Chicken Kofta Curry

16 ingredients
7 steps

Ingredients

  • 3 teaspoons ground coriander
  • 3 teaspoons ground cumin
  • 1 teaspoon ground cinnamon
  • 1 kg ground chicken
  • 2 tablespoons minced garlic
  • 2 tablespoons grated fresh ginger
  • 1/2 teaspoon turmeric
  • 1 teaspoon chili powder (or to taste)
  • 4 tablespoons flour
  • 1 egg
  • 1 teaspoon salt
  • 4 tablespoons oil
  • 2 onions, chopped
  • 10 fresh curry leaves
  • 1 (400 g) can canned tomatoes, chopped
  • 1 (400 ml) can coconut milk

Directions

  1. 1
    Mix the first 3 spices together in a small bowl; set aside.
  2. 2
    Place the chicken, one tablespoon each of the garlic and ginger; the turmeric, chilli powder, flour, egg, salt and half the mix you set aside in a large bowl and mix well.
  3. 3
    Form into golf ball sized balls.
  4. 4
    Heat half the oil in a pan and brown the balls; drain and set aside.
  5. 5
    Heat the remaining oil and cook the onions for 5 minutes.

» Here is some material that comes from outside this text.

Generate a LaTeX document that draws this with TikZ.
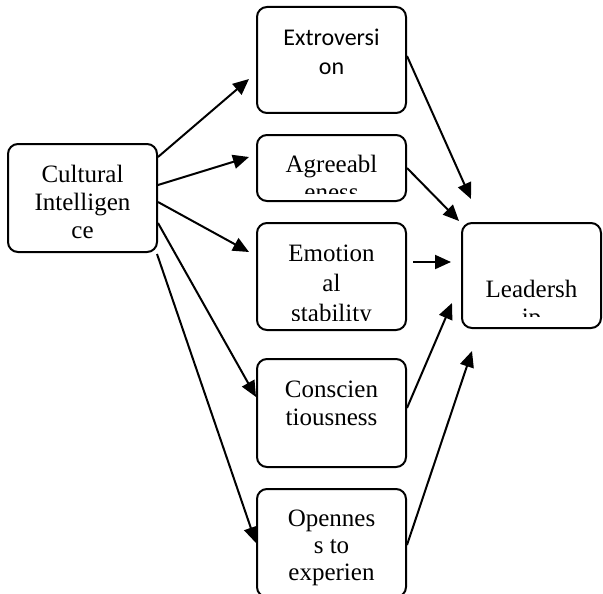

Add the curry leaves and remaining mix of ground spices, garlic and ginger to the pan and cook for a further 2 to 3 minutes.
  6. 6
    Add the tomatoes and coconut milk; simmer for 10 minutes.
  7. 7
    Season to taste with salt and pepper, add the meatballs and cook for another 15 minutes.